People develop ideologies, tastes, preferences, wants, desires and so on, and begin to think they are their personal tastes, preferences,.. In a way they are, but not really. Moreover, people think that because there is such a thing as true self and since everyone has a true self everyone is entitled to live life the way they want. Pop culture tells them that following one’s true self is the only right way for a person to act. They call this entitlement individual sovereignty.

Let’s have a closer look into this to see whether one’s ideologies, tastes, preferences, wants, desires and so on (self) are really one’s own. When I am writing this, slim fit jeans are in fashion so I prefer those, as does everyone else I know. Ten years ago wide bottom jeans were in fashion. I do remember that I had then a couple of old slim fit pair of jeans (which would have been considered ultra-modern today) of my dad’s which I never thought of wearing. because in those times only girls wore slim fit jeans. I, like everybody I knew then, preferred wide bottom ones. And I thought that those looked attractive too, which seems rather funny today, because today slim fit ones are deemed attractive and everybody wants slim fit jeans. The fact that my dad had slim fit jeans means in his time they must have been in fashion, too.

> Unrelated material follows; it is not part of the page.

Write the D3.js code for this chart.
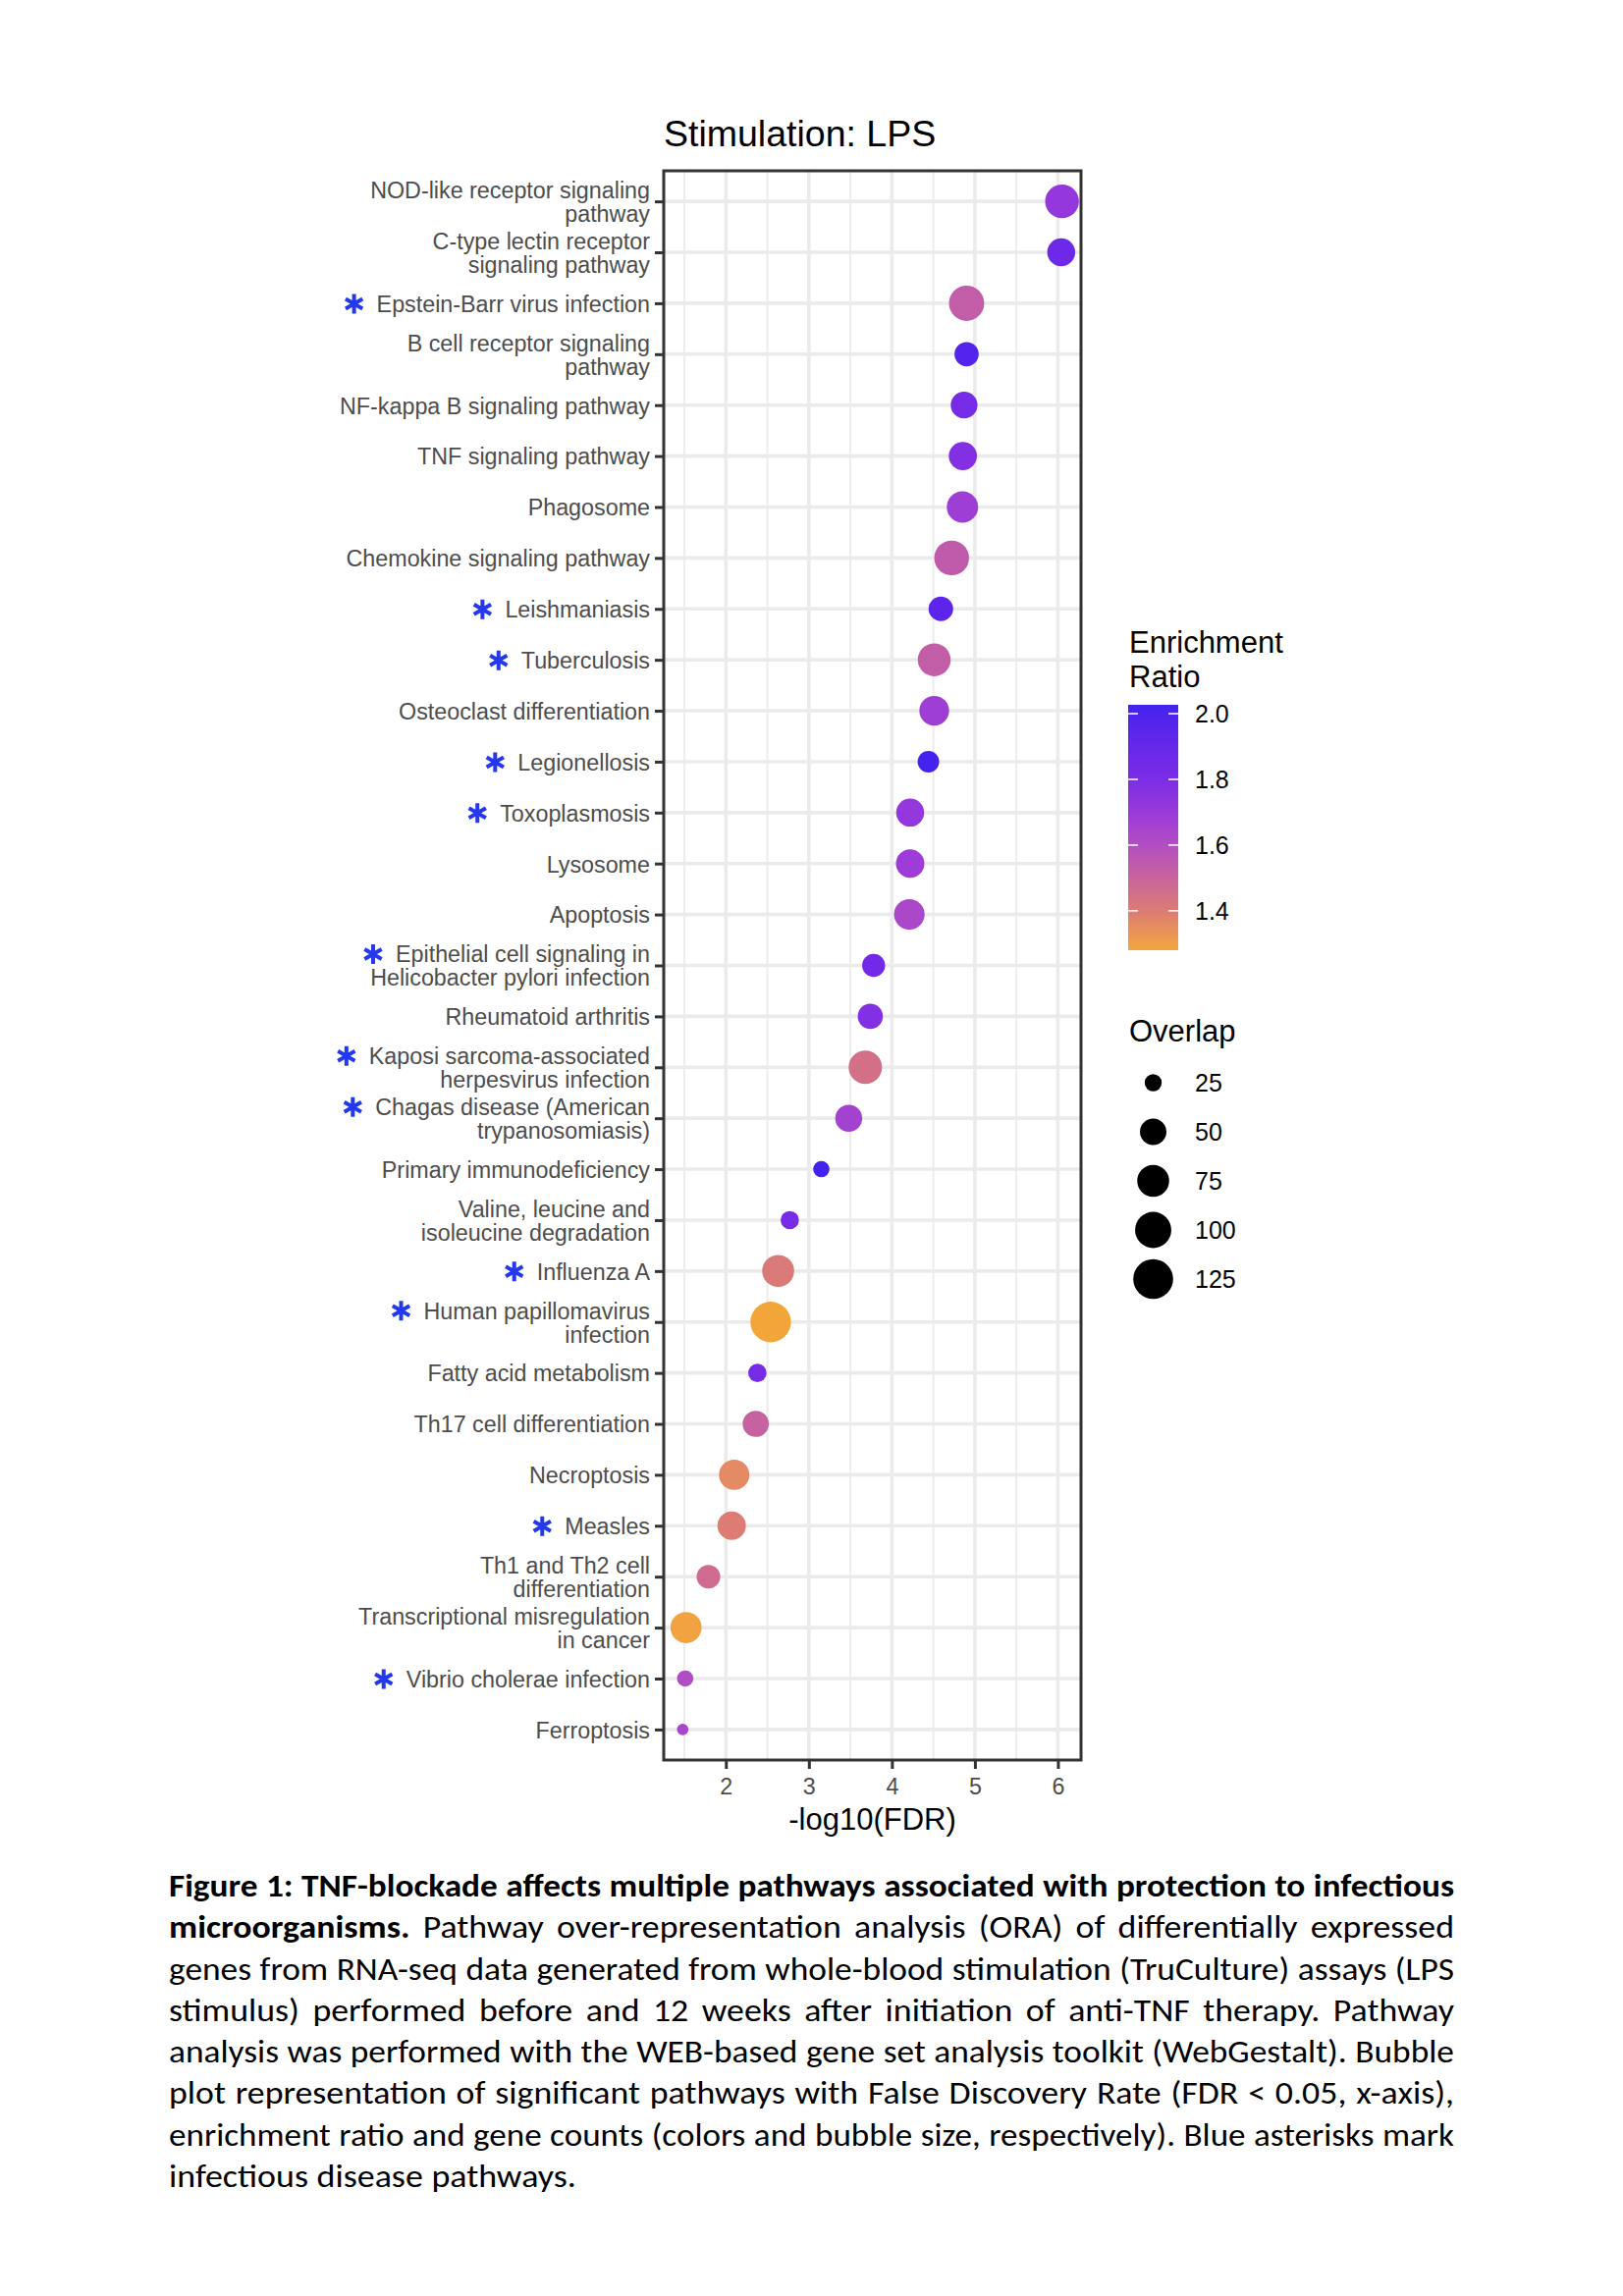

How is it that people (a group as large as a community, city or even a nation) have one uniform preference at one point in time and another uniform preference at another point in time? Is my desire today of buying a pair of slim fit jeans my own desire? In other words, is the desire coming from my true self? Is it just a coincidence that my true self and the true selves of the entire world I know have the same preference in jeans? The fact is, what I think is my own desire is actually formed by what I see other people around me doing.

Whatever we think we are – our thoughts, ideologies, tastes, preferences, wants, desires, … – it is all shaped by our experiences with the world we live in, by seeing and observing other people, their behavior and habits, and many other things surrounding our existence. People from a particular religious or cultural background have similar traits and behavioral patterns. Most people behave in statistically predictable ways. It points to the fact that individual self is made up of shared and collective ideas and experiences. Self is not a genetic given and hence no individual has a true self.

The fact that one’s self or individuality is formed by the elements of the external world means that people can be systematically conditioned to have certain self. That’s what corporations and vested interests through media and advertisements are doing today. They make people desire things they don’t really need, but people think it’s their own desires.

No true self means that no one has preferences that are truly their own. No one has individuality in true sense, and therefore in my opinion there should be no such thing as individual sovereignty which is above the shared interests of humans as a group.